血脈の本函
母権的な祖母の血の全てを包み込む…

それでも腐敗

『それでも私は腐敗と闘う』イングリッド・ベタンクール


マルケスがフィクションでコロンビアの根の国を書いたが、この本はノンフクション、現在のコロンビアの政治の暗部に敢然と闘いを挑んだ女性の自伝です。両親が共に政治家で、特に母親は若くして、ストリート・チルドレンの救済に奔走し、貧困問題の専門家となる。父親は大統領候補と言われながら、失脚したが、コロンビアでの民主的勢力の希望ではあった。そののち、ユネスコ大使としてパリに赴任している。イングリットはパリ・イギリスで教育をうけて、コロンビアに帰国する。コロンビアは政治的に腐敗の極限に在り、彼女は母親の影響を強く受け、政治に乗り出し、下院議員から出発する。

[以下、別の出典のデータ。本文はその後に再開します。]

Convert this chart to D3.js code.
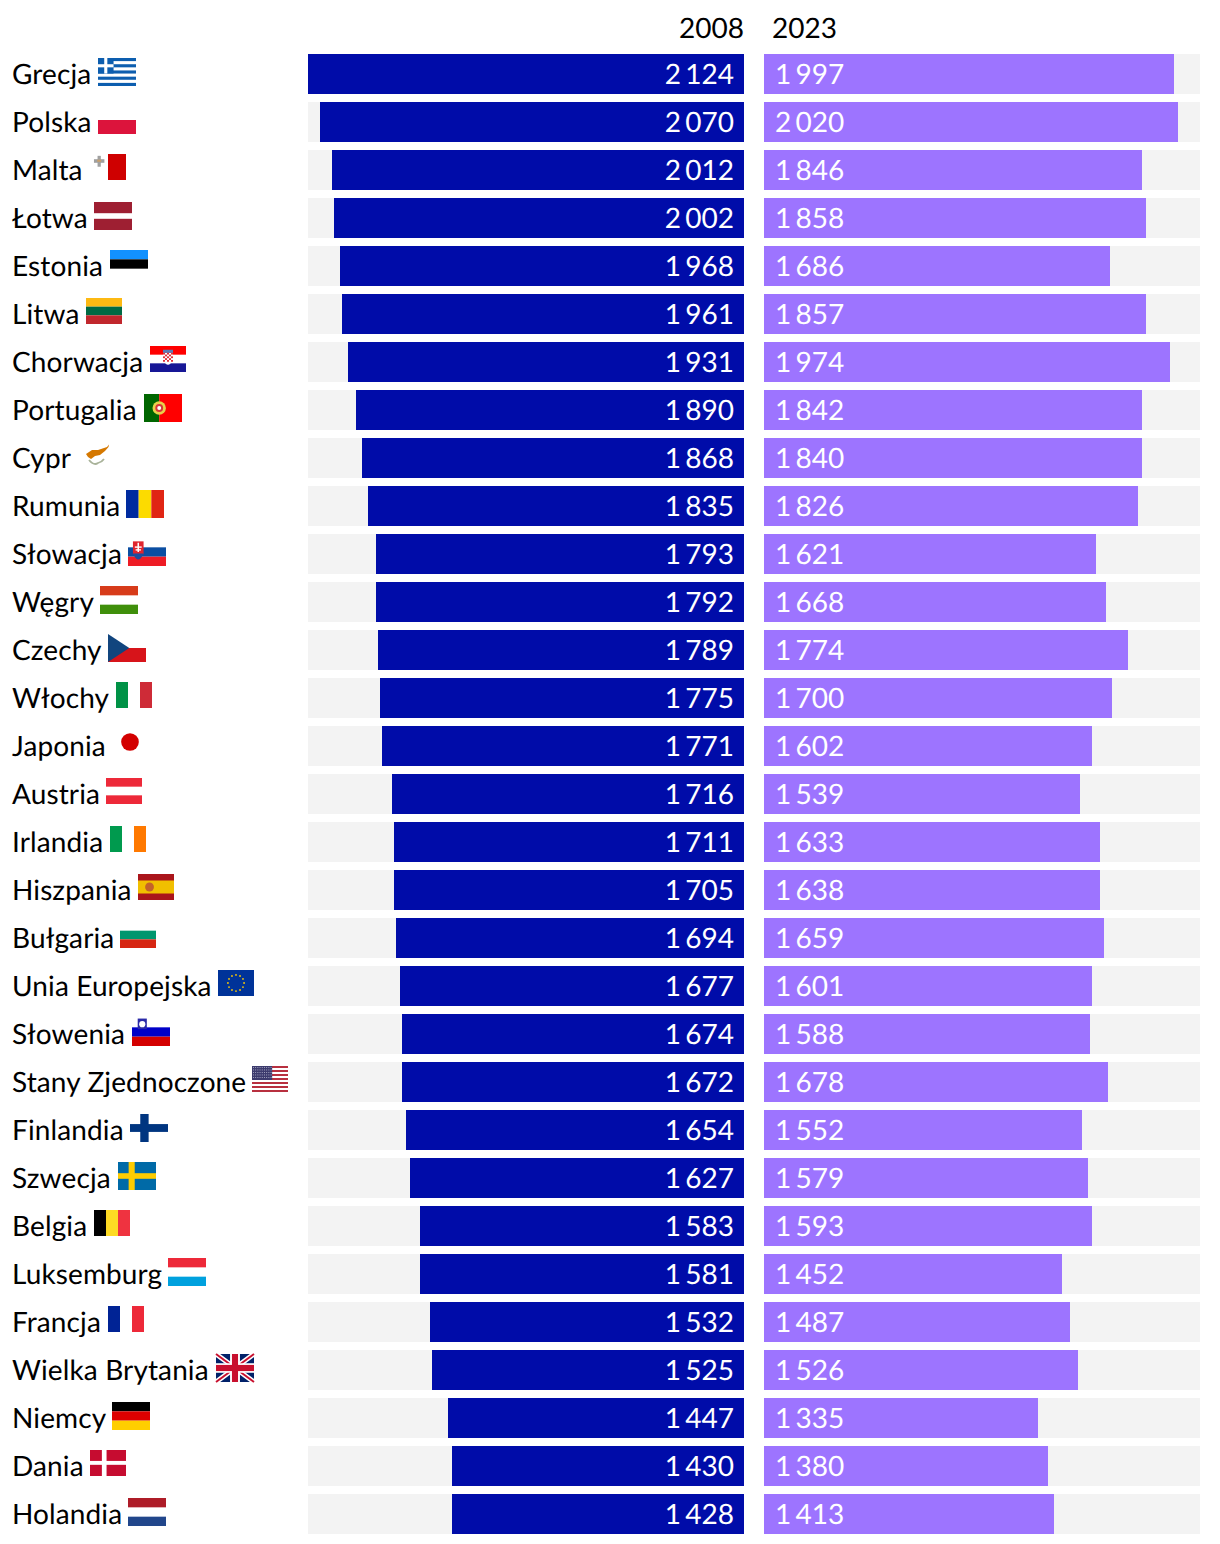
<!DOCTYPE html>
<html><head><meta charset="utf-8">
<script src="https://cdn.jsdelivr.net/npm/d3@7"></script>
<style>html,body{margin:0;padding:0;background:#fff}svg{display:block}text{font-family:Lato,sans-serif;font-size:28px;text-rendering:geometricPrecision}.val{word-spacing:-3px}.lab{letter-spacing:.12px}</style>
</head><body><svg id="c" width="1220" height="1544"></svg>
<script>
const countries=["Grecja","Polska","Malta","Łotwa","Estonia","Litwa","Chorwacja","Portugalia","Cypr","Rumunia","Słowacja","Węgry","Czechy","Włochy","Japonia","Austria","Irlandia","Hiszpania","Bułgaria","Unia Europejska","Słowenia","Stany Zjednoczone","Finlandia","Szwecja","Belgia","Luksemburg","Francja","Wielka Brytania","Niemcy","Dania","Holandia"];
const flagCodes=["gr","pl","mt","lv","ee","lt","hr","pt","cy","ro","sk","hu","cz","it","jp","at","ie","es","bg","eu","si","us","fi","se","be","lu","fr","gb","de","dk","nl"];
const values2008=[2124,2070,2012,2002,1968,1961,1931,1890,1868,1835,1793,1792,1789,1775,1771,1716,1711,1705,1694,1677,1674,1672,1654,1627,1583,1581,1532,1525,1447,1430,1428];
const values2023=[1997,2020,1846,1858,1686,1857,1974,1842,1840,1826,1621,1668,1774,1700,1602,1539,1633,1638,1659,1601,1588,1678,1552,1579,1593,1452,1487,1526,1335,1380,1413];
const seriesYears=["2008","2023"];
const narrowFlags=["mt","lt","hr","it","at","ie","es","bg","eu","us","be","fr","dk","jp","cy"];

const colors={left:"#000ca9",right:"#9d74ff",track:"#f3f3f3"};
const svg=d3.select("#c");
const fmt=d3.formatLocale({decimal:",",thousands:"\u00a0",grouping:[3],currency:["",""]}).format(",d");
const y=d3.scaleBand().domain(countries).range([54,1534]).paddingInner(1/6);
const w=d3.scaleLinear().domain([0,2124]).range([0,436]);
const leftEnd=744,rightStart=764;
const leftX=v=>Math.round(leftEnd/2+0.33-w(v)/2)*2;
const rightW=v=>Math.round(w(v)/2)*2;

[308,rightStart].forEach(x=>svg.append("g").selectAll("rect").data(countries).join("rect")
  .attr("x",x).attr("y",d=>y(d)).attr("width",436).attr("height",y.bandwidth()).attr("fill",colors.track));
svg.append("g").selectAll("rect").data(values2008).join("rect")
  .attr("x",d=>leftX(d)).attr("y",(d,i)=>y(countries[i])).attr("width",d=>leftEnd-leftX(d)).attr("height",y.bandwidth()).attr("fill",colors.left);
svg.append("g").selectAll("rect").data(values2023).join("rect")
  .attr("x",rightStart).attr("y",(d,i)=>y(countries[i])).attr("width",d=>rightW(d)).attr("height",y.bandwidth()).attr("fill",colors.right);
svg.append("g").selectAll("text").data(values2008).join("text").attr("class","val").text(d=>fmt(d))
  .attr("x",leftEnd-10).attr("y",(d,i)=>y(countries[i])+30).attr("text-anchor","end").attr("fill","#fff");
svg.append("g").selectAll("text").data(values2023).join("text").attr("class","val").text(d=>fmt(d))
  .attr("x",rightStart+11).attr("y",(d,i)=>y(countries[i])+30).attr("fill","#fff");
svg.append("text").text(seriesYears[0]).attr("x",leftEnd).attr("y",38).attr("text-anchor","end").attr("fill","#000");
svg.append("text").text(seriesYears[1]).attr("x",772).attr("y",38).attr("fill","#000");

function star(g,cx,cy,r,f){g.append("circle").attr("cx",cx).attr("cy",cy).attr("r",r).attr("fill",f);}
function R(g,x,y,w,h,f){g.append("rect").attr("x",x).attr("y",y).attr("width",w).attr("height",h).attr("fill",f);}
function hs(g,W,H,cs){cs.forEach((c,i)=>{if(c)R(g,0,H*i/cs.length,W,H/cs.length,c);});}
function vs(g,W,H,cs){cs.forEach((c,i)=>{if(c)R(g,W*i/cs.length,0,W/cs.length,H,c);});}
const painters={
 gr(g,W,H){const s=H/9;for(let i=0;i<9;i+=2)R(g,0,i*s,W,s,"#0d5eaf");R(g,0,0,5*s,5*s,"#0d5eaf");R(g,2*s,0,s,5*s,"#fff");R(g,0,2*s,5*s,s,"#fff");},
 pl(g,W,H){R(g,0,H/2,W,H/2,"#dc143c");},
 mt(g,W,H){R(g,W/2,0,W/2,H,"#cf0000");R(g,W*.11,H*.2,W*.29,H*.1+1,"#a0a0a0");R(g,W*.21,H*.07,W*.09,H*.42,"#a0a0a0");R(g,W*.2,H*.22,W*.11,H*.08,"#c9a06c");},
 lv(g,W,H){R(g,0,0,W,H*.4,"#9e1f32");R(g,0,H*.6,W,H*.4,"#9e1f32");},
 ee(g,W,H){hs(g,W,H,["#1291ff","#000",null]);},
 lt(g,W,H){hs(g,W,H,["#fdb913","#006a44","#c1272d"]);},
 hr(g,W,H){hs(g,W,H,["#f00",null,"#171796"]);const s=2,x0=W/2-2.5*s,y0=H*.26;R(g,x0,y0,5*s,3.6*s,"#fff");g.append("path").attr("d",`M${x0} ${y0+3.6*s} Q${W/2} ${H*.9} ${x0+5*s} ${y0+3.6*s} Z`).attr("fill","#fff");for(let i=0;i<5;i++)for(let j=0;j<5;j++)if((i+j)%2==0)R(g,x0+i*s,y0+j*s*.9,s,s*.9,"#e0313a");R(g,x0,y0-3,5*s,3,"#5a7db5");},
 pt(g,W,H){R(g,0,0,W*.4,H,"#006600");R(g,W*.4,0,W*.6,H,"#f00");g.append("circle").attr("cx",W*.4).attr("cy",H/2).attr("r",H*.24).attr("fill","#e8d24a");g.append("circle").attr("cx",W*.4).attr("cy",H/2).attr("r",H*.14).attr("fill","#d8353a");g.append("circle").attr("cx",W*.4).attr("cy",H/2).attr("r",H*.07).attr("fill","#fff");},
 cy(g,W,H){g.append("path").attr("d","M8 12 L14 8 L20 8 L29 5 L31 2.5 L30.5 5 L27 9 L22 13 L17 14 L13 17 L10 15 Z").attr("fill","#d57800");g.append("path").attr("d","M11 18 Q16 24 20 21 Q24 20 26 17").attr("fill","none").attr("stroke","#a9b39a").attr("stroke-width",1.8);},
 ro(g,W,H){vs(g,W,H,["#002b9f","#fcdb00","#e02514"]);},
 sk(g,W,H){hs(g,W,H,[null,"#0b4ea2","#ee1c25"]);R(g,W*.13,H*.12,W*.28,H*.46,"#e0252e");g.append("path").attr("d",`M${W*.13} ${H*.55} Q${W*.27} ${H*.98} ${W*.41} ${H*.55} Z`).attr("fill","#1b4f9f");R(g,W*.25,H*.17,W*.04,H*.33,"#fff");R(g,W*.18,H*.3,W*.18,H*.05,"#fff");R(g,W*.2,H*.4,W*.14,H*.05,"#fff");},
 hu(g,W,H){hs(g,W,H,["#d73b1a",null,"#3f8f0b"]);},
 cz(g,W,H){R(g,0,H/2,W,H/2,"#d7141a");g.append("path").attr("d",`M0 0 L${W*.56} ${H/2} L0 ${H} Z`).attr("fill","#11457e");},
 it(g,W,H){vs(g,W,H,["#009246",null,"#ce2b37"]);},
 jp(g,W,H){g.append("circle").attr("cx",W/2).attr("cy",H/2-1).attr("r",H*.34).attr("fill","#d30000");},
 at(g,W,H){hs(g,W,H,["#ed2939",null,"#ed2939"]);},
 ie(g,W,H){vs(g,W,H,["#009a4e",null,"#ff7900"]);},
 es(g,W,H){R(g,0,0,W,H,"#aa151b");R(g,0,H*.25,W,H*.5,"#f1bf00");g.append("circle").attr("cx",W*.32).attr("cy",H*.5).attr("r",H*.17).attr("fill","#c4622a");},
 bg(g,W,H){hs(g,W,H,[null,"#00966e","#d62612"]);},
 eu(g,W,H){R(g,0,0,W,H,"#003399");d3.range(12).forEach(i=>{const a=i*Math.PI/6;star(g,W/2+H*.31*Math.cos(a),H/2+H*.31*Math.sin(a),.9,"#ffcc00");});},
 si(g,W,H){hs(g,W,H,[null,"#0000c8","#d40000"]);R(g,W*.15,H*.02,W*.24,H*.38,"#2a2aa8");g.append("circle").attr("cx",W*.27).attr("cy",H*.22).attr("r",H*.11).attr("fill","#fff");},
 us(g,W,H){d3.range(13).forEach(i=>{if(i%2==0)R(g,0,i*H/13,W,H/13,"#b8303f");});R(g,0,0,W*.56,H*7/13,"#3c3b6e");for(let i=0;i<9;i++)for(let j=0;j<5;j++)R(g,1+i*2.2,1+j*2.5,.9,.9,"#b9bad0");},
 fi(g,W,H){R(g,W*.27,0,W*.22,H,"#003580");R(g,0,H*.36,W,H*.28,"#003580");},
 se(g,W,H){R(g,0,0,W,H,"#006aa7");R(g,W*.28,0,W*.16,H,"#fecc00");R(g,0,H*.4,W,H*.2,"#fecc00");},
 be(g,W,H){vs(g,W,H,["#000","#fdda24","#ef3340"]);},
 lu(g,W,H){hs(g,W,H,["#ed2939",null,"#00a1de"]);},
 fr(g,W,H){vs(g,W,H,["#002395",null,"#ed2939"]);},
 gb(g,W,H){R(g,0,0,W,H,"#012169");const L=(x1,y1,x2,y2,c,s)=>g.append("line").attr("x1",x1).attr("y1",y1).attr("x2",x2).attr("y2",y2).attr("stroke",c).attr("stroke-width",s);L(0,0,W,H,"#fff",5);L(W,0,0,H,"#fff",5);L(0,0,W,H,"#c8102e",2);L(W,0,0,H,"#c8102e",2);R(g,W*.37,0,W*.26,H,"#fff");R(g,0,H*.33,W,H*.34,"#fff");R(g,W*.42,0,W*.16,H,"#c8102e");R(g,0,H*.39,W,H*.22,"#c8102e");},
 de(g,W,H){hs(g,W,H,["#000","#d00","#ffce00"]);},
 dk(g,W,H){R(g,0,0,W,H,"#c60c30");R(g,W*.33,0,W*.13,H,"#fff");R(g,0,H*.42,W,H*.15,"#fff");},
 nl(g,W,H){hs(g,W,H,["#ae1c28",null,"#21468b"]);}
};

const rows=svg.append("g").selectAll("g").data(countries).join("g");
rows.append("text").attr("class","lab").text(d=>d).attr("x",12).attr("y",d=>y(d)+30).attr("fill","#000");
rows.each(function(d,i){
  const sel=d3.select(this);
  const end=12+sel.select("text").node().getComputedTextLength();
  const code=flagCodes[i];
  const narrow=narrowFlags.includes(code);
  const W=narrow?36:38,H=narrow?26:28;
  const g=sel.append("g").attr("transform",`translate(${Math.round((end+6.5)/2)*2},${y(d)+4})`);
  painters[code](g,W,H);
});
</script></body></html>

さらに上院議員にもトップ当選し、先進的な活動を進め、保守政権に立ち向かい政治改革案を国民投票で勝ちとったり、不正選挙の抗議デモを組織したりという活動を続け、政治家とマフィアの癒着や大統領の腐敗を暴いて行く。コロンビアが持つ暴力的な側面、悪党による国政、無法状態と化した国政にノーをつきつけて大統領候補となる。がその選挙戦直前に(2002年)、武装集団(後に左翼ゲリラ、コロンビア革命軍FARCと判明)に誘拐された。政府は救済に消極的で、FARCの要求(服役してる兵士の解放)を拒否し、そののち安否不明となった。フランスなどが解放の働きかけをしたが日本政府はコメントなし。国際的な解放運動が展開されたが、進展がなかったためなんども死亡説が流れた。2010年アメリカのCIAのおとり作戦が功をそうして、ベタンクールは救助された。誘拐とその過酷な捕虜生活はこの本には書かれていないが、誘拐に至るまでの、コロンビアの腐敗に怒り、敢然と闘いを挑んでゆく女性はマチスモの強いラテンアメリカでは、稀有な女性の自立した姿が見て取れる。ラテンアメリカの女性がマルケスの描く母権的な祖母の血の全てを包み込む暖かさとともに、近代では新たな清新なきらめき、激烈に流れる血ともなる。